----- Input data

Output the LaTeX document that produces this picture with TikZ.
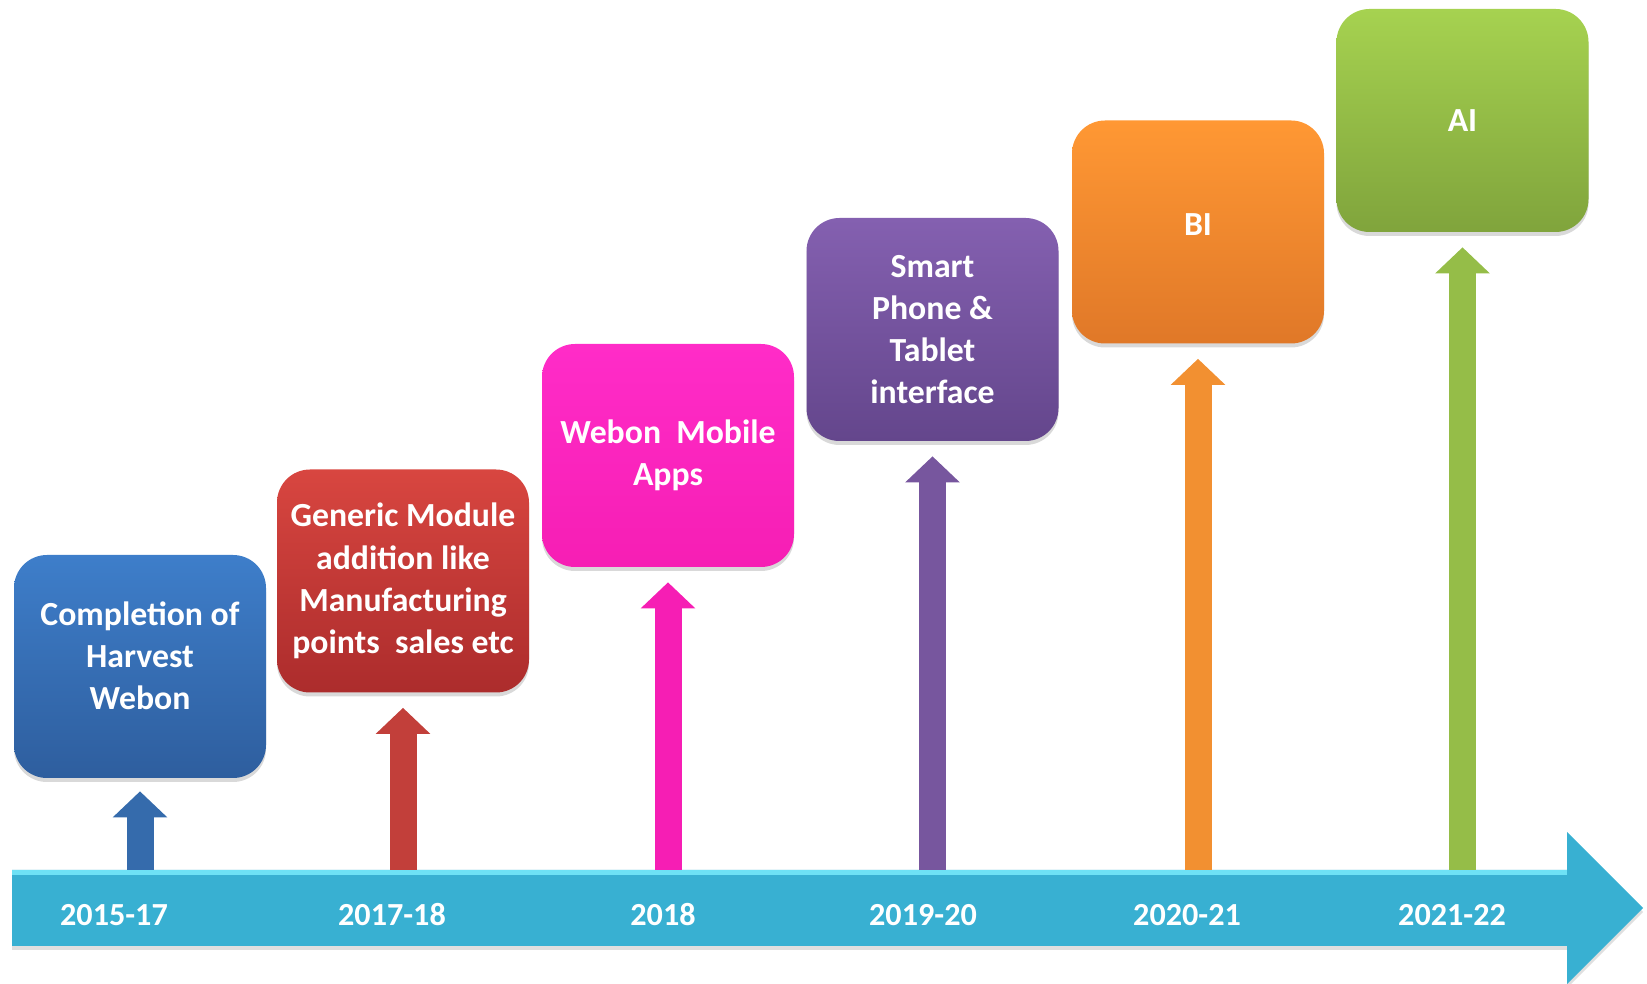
\documentclass[tikz,border=0pt]{standalone}
\usepackage{fontspec}
\setmainfont{Carlito}
\usetikzlibrary{positioning,shadows,arrows.meta}

\definecolor{barcyan}{RGB}{56,176,210}
\definecolor{barlight}{RGB}{110,225,245}
\definecolor{bluetop}{RGB}{62,126,202}
\definecolor{bluebot}{RGB}{46,94,158}
\definecolor{redtop}{RGB}{216,70,64}
\definecolor{redbot}{RGB}{172,44,44}
\definecolor{pinktop}{RGB}{255,44,200}
\definecolor{pinkbot}{RGB}{246,30,180}
\definecolor{purtop}{RGB}{132,96,176}
\definecolor{purbot}{RGB}{100,70,140}
\definecolor{oratop}{RGB}{255,152,52}
\definecolor{orabot}{RGB}{224,120,40}
\definecolor{gretop}{RGB}{166,210,80}
\definecolor{grebot}{RGB}{128,164,60}

\begin{document}
\begin{tikzpicture}[
  phase/.style={rectangle, rounded corners=0.66cm, minimum width=5.04cm, minimum height=4.46cm,
    text=white, align=center, font=\bfseries\fontsize{19.2}{24}\selectfont,
    drop shadow={shadow xshift=0pt, shadow yshift=-0.08cm, opacity=0.3}},
  year/.style={text=white, font=\bfseries\fontsize{18.3}{24}\selectfont},
  rise/.style={line width=0.54cm, -{Triangle[width=1.06cm, length=0.52cm]}}
  ]
  \useasboundingbox (0,0) rectangle (32.94,19.66);

  % Timeline arrow
  \fill[barcyan, drop shadow={shadow xshift=0pt, shadow yshift=-0.08cm, opacity=0.25}]
    (0.24,0.74) -- (31.34,0.74) -- (31.34,-0.02) -- (32.86,1.50)
    -- (31.34,3.02) -- (31.34,2.26) -- (0.24,2.26) -- cycle;
  \node[minimum width=31.1cm, minimum height=1.52cm, inner sep=0pt] (bar) at (15.79,1.50) {};
  \fill[barlight] (bar.north west) rectangle ([yshift=-0.1cm]bar.north east);

  % Phases
  \node[phase, top color=bluetop, bottom color=bluebot, text depth=0.44cm] (harvest) at (2.80,6.33)
    {Completion of\\Harvest\\Webon};
  \node[phase, top color=redtop, bottom color=redbot] (generic) at (8.06,8.04)
    {Generic Module\\addition like\\Manufacturing\\points\ \ sales etc};
  \node[phase, top color=pinktop, bottom color=pinkbot] (mobile) at (13.36,10.55)
    {Webon\ \ Mobile\\Apps};
  \node[phase, top color=purtop, bottom color=purbot] (smart) at (18.65,13.07)
    {Smart\\Phone \&\\Tablet\\interface};
  \node[phase, top color=oratop, bottom color=orabot, text depth=0.28cm] (bi) at (23.96,15.02) {BI};
  \node[phase, top color=gretop, bottom color=grebot] (ai) at (29.25,17.25) {AI};

  % Years
  \node[year] (yr1) at (2.28,1.36) {2015-17};
  \node[year] (yr2) at (7.84,1.36) {2017-18};
  \node[year] (yr3) at (13.26,1.36) {2018};
  \node[year] (yr4) at (18.46,1.36) {2019-20};
  \node[year] (yr5) at (23.74,1.36) {2020-21};
  \node[year] (yr6) at (29.04,1.36) {2021-22};

  % Rising arrows
  \draw[rise, color=bluetop!85!black] (harvest |- bar.north) -- ([yshift=-0.26cm]harvest.south);
  \draw[rise, color=redtop!90!black] (generic |- bar.north) -- ([yshift=-0.3cm]generic.south);
  \draw[rise, color=pinkbot] (mobile |- bar.north) -- ([yshift=-0.3cm]mobile.south);
  \draw[rise, color=purtop!90!black] (smart |- bar.north) -- ([yshift=-0.3cm]smart.south);
  \draw[rise, color=oratop!95!black] (bi |- bar.north) -- ([yshift=-0.3cm]bi.south);
  \draw[rise, color=gretop!90!black] (ai |- bar.north) -- ([yshift=-0.3cm]ai.south);
\end{tikzpicture}
\end{document}
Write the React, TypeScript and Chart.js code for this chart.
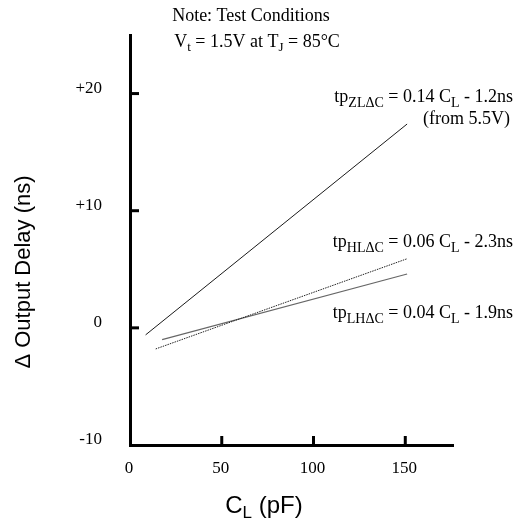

----------

> **Exercise task**
Copy the listing in full and without alteration, omitting every picture.

> **Final answer**
Output the LaTeX document that produces this picture with TikZ.
\documentclass[tikz,border=0pt]{standalone}
\usepackage{fontspec}
\setmainfont{Carlito}
\usetikzlibrary{positioning,shadows,arrows.meta}

\definecolor{barcyan}{RGB}{56,176,210}
\definecolor{barlight}{RGB}{110,225,245}
\definecolor{bluetop}{RGB}{62,126,202}
\definecolor{bluebot}{RGB}{46,94,158}
\definecolor{redtop}{RGB}{216,70,64}
\definecolor{redbot}{RGB}{172,44,44}
\definecolor{pinktop}{RGB}{255,44,200}
\definecolor{pinkbot}{RGB}{246,30,180}
\definecolor{purtop}{RGB}{132,96,176}
\definecolor{purbot}{RGB}{100,70,140}
\definecolor{oratop}{RGB}{255,152,52}
\definecolor{orabot}{RGB}{224,120,40}
\definecolor{gretop}{RGB}{166,210,80}
\definecolor{grebot}{RGB}{128,164,60}

\begin{document}
\begin{tikzpicture}[
  phase/.style={rectangle, rounded corners=0.66cm, minimum width=5.04cm, minimum height=4.46cm,
    text=white, align=center, font=\bfseries\fontsize{19.2}{24}\selectfont,
    drop shadow={shadow xshift=0pt, shadow yshift=-0.08cm, opacity=0.3}},
  year/.style={text=white, font=\bfseries\fontsize{18.3}{24}\selectfont},
  rise/.style={line width=0.54cm, -{Triangle[width=1.06cm, length=0.52cm]}}
  ]
  \useasboundingbox (0,0) rectangle (32.94,19.66);

  % Timeline arrow
  \fill[barcyan, drop shadow={shadow xshift=0pt, shadow yshift=-0.08cm, opacity=0.25}]
    (0.24,0.74) -- (31.34,0.74) -- (31.34,-0.02) -- (32.86,1.50)
    -- (31.34,3.02) -- (31.34,2.26) -- (0.24,2.26) -- cycle;
  \node[minimum width=31.1cm, minimum height=1.52cm, inner sep=0pt] (bar) at (15.79,1.50) {};
  \fill[barlight] (bar.north west) rectangle ([yshift=-0.1cm]bar.north east);

  % Phases
  \node[phase, top color=bluetop, bottom color=bluebot, text depth=0.44cm] (harvest) at (2.80,6.33)
    {Completion of\\Harvest\\Webon};
  \node[phase, top color=redtop, bottom color=redbot] (generic) at (8.06,8.04)
    {Generic Module\\addition like\\Manufacturing\\points\ \ sales etc};
  \node[phase, top color=pinktop, bottom color=pinkbot] (mobile) at (13.36,10.55)
    {Webon\ \ Mobile\\Apps};
  \node[phase, top color=purtop, bottom color=purbot] (smart) at (18.65,13.07)
    {Smart\\Phone \&\\Tablet\\interface};
  \node[phase, top color=oratop, bottom color=orabot, text depth=0.28cm] (bi) at (23.96,15.02) {BI};
  \node[phase, top color=gretop, bottom color=grebot] (ai) at (29.25,17.25) {AI};

  % Years
  \node[year] (yr1) at (2.28,1.36) {2015-17};
  \node[year] (yr2) at (7.84,1.36) {2017-18};
  \node[year] (yr3) at (13.26,1.36) {2018};
  \node[year] (yr4) at (18.46,1.36) {2019-20};
  \node[year] (yr5) at (23.74,1.36) {2020-21};
  \node[year] (yr6) at (29.04,1.36) {2021-22};

  % Rising arrows
  \draw[rise, color=bluetop!85!black] (harvest |- bar.north) -- ([yshift=-0.26cm]harvest.south);
  \draw[rise, color=redtop!90!black] (generic |- bar.north) -- ([yshift=-0.3cm]generic.south);
  \draw[rise, color=pinkbot] (mobile |- bar.north) -- ([yshift=-0.3cm]mobile.south);
  \draw[rise, color=purtop!90!black] (smart |- bar.north) -- ([yshift=-0.3cm]smart.south);
  \draw[rise, color=oratop!95!black] (bi |- bar.north) -- ([yshift=-0.3cm]bi.south);
  \draw[rise, color=gretop!90!black] (ai |- bar.north) -- ([yshift=-0.3cm]ai.south);
\end{tikzpicture}
\end{document}
Write the React, TypeScript and Chart.js code for this chart.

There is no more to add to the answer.